Frequently asked questions
How much does Amazon advertising cost on average?
The average CPC for Amazon Sponsored Products is around $0.95, but exact costs depend on competition, ad type, and time of year. Costs typically range from $0.75 to $3.50 per click across different categories.
What is the minimum budget I need to start with Amazon ads?
You can start with as little as $10/day, but most see better results with a slightly higher budget, especially in competitive categories. For meaningful data collection, plan to invest at least $300-500 over a two-week initial testing period.
Is Amazon advertising cost-effective compared to Google or Meta ads?
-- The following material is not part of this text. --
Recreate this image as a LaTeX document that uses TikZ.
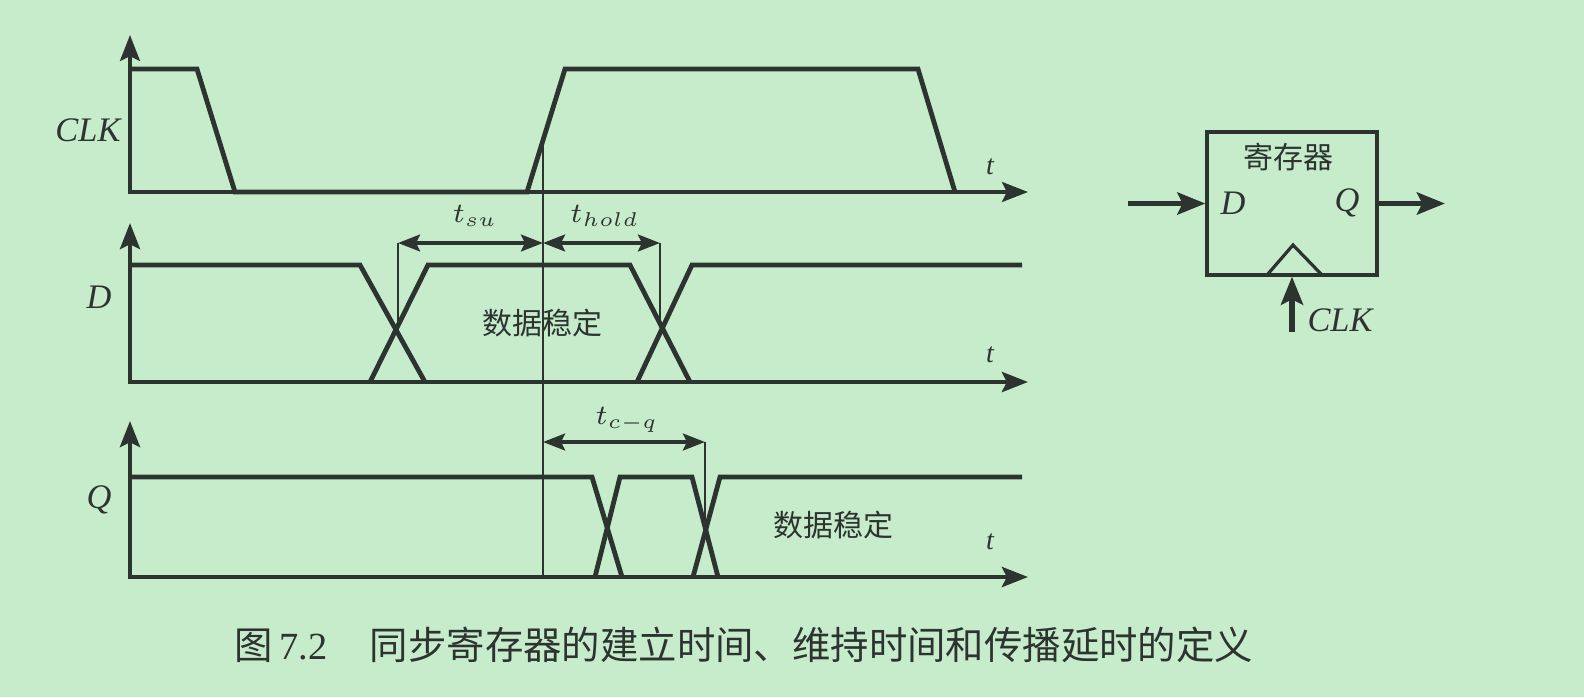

Amazon ads often have higher buyer intent and conversion rates, but costs per click (CPC) and return vary based on your product and niche. Amazon typically excels for bottom-funnel conversion, while Google and Meta may offer advantages for awareness and consideration phases.
How do I calculate my ACOS (Advertising Cost of Sale) on Amazon?
Divide your total ad spend by the total sales generated from ads, expressed as a percentage (e.g., $30 ad spend / $100 sales = 30% ACOS). Lower ACOS indicates more efficient advertising, though target rates vary based on profit margins and business objectives.
Can I advertise on Amazon if I don’t sell on the platform?
Yes—certain ad products like Amazon DSP, video, and display campaigns are available to off-Amazon brands as well. These options allow external websites and brands to leverage Amazon’s audience data and reach without selling directly on the marketplace.